Everything is AWESOME!
Europe's markets are up 2.5-3% and our Futures are already up over 1.5% because... well just because so LET'S PARTY like it's 1999 - or that part of 2008 when we thought a small bounce was a sign to jump right back in about 50% from the actual bottom - AWESOME!!!
Just check out the awesome move the S&P is making, right back to test the 1,890 line. Unfortunately, 1,890 just so happens to be the line we predicted we'd bottom at 2 WEEKS AGO (see 1/11's "Meaningless Monday Market Movement") along with 16,200 on the Dow, 9,350 on the NYSE and 1,000 on the Russell. In fact, we're still DOOMED if the Russell can't get back over 1,050 next week. I didn't have a Nasdaq target but we said AAPL would bottom at $96 and it tested $96 yesterday but finished at $96.30 - so I'm going to count that one!

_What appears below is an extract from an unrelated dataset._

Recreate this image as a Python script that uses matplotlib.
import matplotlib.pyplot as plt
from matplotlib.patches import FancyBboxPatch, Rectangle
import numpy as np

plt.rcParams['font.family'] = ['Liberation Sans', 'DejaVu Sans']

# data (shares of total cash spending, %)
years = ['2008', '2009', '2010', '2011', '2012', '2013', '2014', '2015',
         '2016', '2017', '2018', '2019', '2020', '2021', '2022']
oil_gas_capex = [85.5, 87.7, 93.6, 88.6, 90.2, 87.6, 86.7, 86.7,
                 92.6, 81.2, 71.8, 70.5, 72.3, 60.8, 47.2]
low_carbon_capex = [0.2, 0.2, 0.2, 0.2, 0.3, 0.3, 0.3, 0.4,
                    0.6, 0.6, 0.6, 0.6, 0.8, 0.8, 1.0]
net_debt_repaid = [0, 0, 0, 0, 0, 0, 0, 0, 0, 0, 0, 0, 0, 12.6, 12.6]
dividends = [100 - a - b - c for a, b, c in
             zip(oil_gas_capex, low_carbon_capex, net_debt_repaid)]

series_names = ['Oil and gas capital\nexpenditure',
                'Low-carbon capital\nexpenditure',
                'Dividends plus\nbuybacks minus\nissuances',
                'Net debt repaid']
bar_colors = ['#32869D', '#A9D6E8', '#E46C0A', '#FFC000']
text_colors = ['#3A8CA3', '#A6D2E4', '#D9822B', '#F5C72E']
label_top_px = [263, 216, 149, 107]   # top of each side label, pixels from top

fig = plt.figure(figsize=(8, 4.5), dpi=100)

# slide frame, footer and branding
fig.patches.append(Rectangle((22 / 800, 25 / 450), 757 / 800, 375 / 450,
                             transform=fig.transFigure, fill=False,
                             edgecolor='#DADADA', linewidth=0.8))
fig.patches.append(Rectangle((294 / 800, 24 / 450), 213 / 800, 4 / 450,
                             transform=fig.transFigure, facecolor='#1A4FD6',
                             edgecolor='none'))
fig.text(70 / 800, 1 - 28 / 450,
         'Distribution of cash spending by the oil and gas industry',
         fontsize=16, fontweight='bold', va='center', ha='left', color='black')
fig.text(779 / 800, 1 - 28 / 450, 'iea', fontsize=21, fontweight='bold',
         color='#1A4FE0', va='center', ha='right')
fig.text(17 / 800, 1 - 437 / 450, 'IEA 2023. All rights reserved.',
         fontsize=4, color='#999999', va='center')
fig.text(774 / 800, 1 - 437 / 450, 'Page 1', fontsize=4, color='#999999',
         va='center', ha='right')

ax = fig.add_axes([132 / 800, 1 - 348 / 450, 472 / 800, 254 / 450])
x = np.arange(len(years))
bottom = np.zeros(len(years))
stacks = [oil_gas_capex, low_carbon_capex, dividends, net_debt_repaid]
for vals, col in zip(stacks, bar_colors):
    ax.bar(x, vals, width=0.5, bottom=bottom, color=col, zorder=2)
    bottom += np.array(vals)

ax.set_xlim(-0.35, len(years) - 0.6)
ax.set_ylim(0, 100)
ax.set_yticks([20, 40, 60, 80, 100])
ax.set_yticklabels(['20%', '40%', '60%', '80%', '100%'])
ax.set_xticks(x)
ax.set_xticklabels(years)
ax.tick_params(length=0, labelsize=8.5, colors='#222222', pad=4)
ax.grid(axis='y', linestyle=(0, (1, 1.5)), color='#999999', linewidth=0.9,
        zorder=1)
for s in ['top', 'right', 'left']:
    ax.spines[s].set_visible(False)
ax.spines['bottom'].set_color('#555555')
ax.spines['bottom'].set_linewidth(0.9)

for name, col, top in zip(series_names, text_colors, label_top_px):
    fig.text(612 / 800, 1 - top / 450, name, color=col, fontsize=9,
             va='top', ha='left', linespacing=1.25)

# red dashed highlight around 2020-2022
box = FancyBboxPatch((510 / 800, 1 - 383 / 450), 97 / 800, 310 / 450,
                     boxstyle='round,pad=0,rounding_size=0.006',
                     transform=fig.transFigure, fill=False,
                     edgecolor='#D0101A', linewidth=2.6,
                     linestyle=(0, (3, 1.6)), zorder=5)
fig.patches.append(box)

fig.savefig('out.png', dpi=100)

I already sent out a Morning Alert to our Members discussing all the charts and levels and news and stuff, so I won't get back into it here. I also tweeted it out so you can read it for free and get a glimpse into the kind of nonsense we get paid for. In that note, you'll see the following trade idea for our Members:
Still a chance to play copper (HG) on cross over the $2 line.
Someone Is Trying To Corner The Copper Market. One company whose identity is unknown, is "hoarding as much as half the copper available in warehouses tracked by the London Metal Exchange."
We had two chances to make money on copper so far this morning - first at a penny and then for 1.5 cents as we stopped out on a rejection at the $2.02 mark. That may not seem like a big deal but /HG contracts pay $250 per penny, per contract! This is how we make our Egg McMuffin money at Philstockworld or, as one of our Members (Burrben) said:
Good job on Hg. Helping me fund my daughters school!
Hopefully we can fund a lot of educations as our super-bullish Options Opportunity Portfolio came roaring back from the dead with a 20% gain on yesterday's bounce. That's up 20% since we talked about how badly it was doing in Wednesday's Live Trading Webinar at about 1:30pm - not bad for a day's work! We're certainly going to lock today's gains in with a hedge - like the ones we discussed in yesterday's morning post, though now we'll be able to take more aggressive positions thanks to a 2.5% pop in the indexes.
Our more hedged Butterfly Portfolio gained 12% yesterday and our Long-Term Portfolio blasted 10% higher along with the Short-Term Portfolio but still not back over the $1M mark for the pair, which is up 66% in two years but today should hit $1M and, again, we'll be locking in some of these gains with those hedges after we removed them all in our bottom call last Thursday (see "Fearful Thursday – Are the Markets DOOMED? Breaking Down the Dow" for our logic in calling a long).
And where was the S&P last Thursday? 1,890 at Wednesday's close of course. Our 5% Rule™ never lets us down! We called the bottom Thursday morning but didn't start buying until the next day, when we bottomed at 1,860 and this week we've continued to do some bottom-fishing (as I mentioned in the morning posts). Please keep in mind though that our 5% Rule™ also says that, so far, this is nothing but a weak bounce and we need another 2% move higher (3% from today's open) before we're feeling more confident over the strong bounce line and, even then - if we're rejected there - we're still DOOMED!
Next Wednesday is the Fed Meeting and ANYTHING can happen there and it's widely expected that China will do SOMETHING over the weekend and, if they don't - we could get right back to having a rough ride but, for now - enjoy the bounce!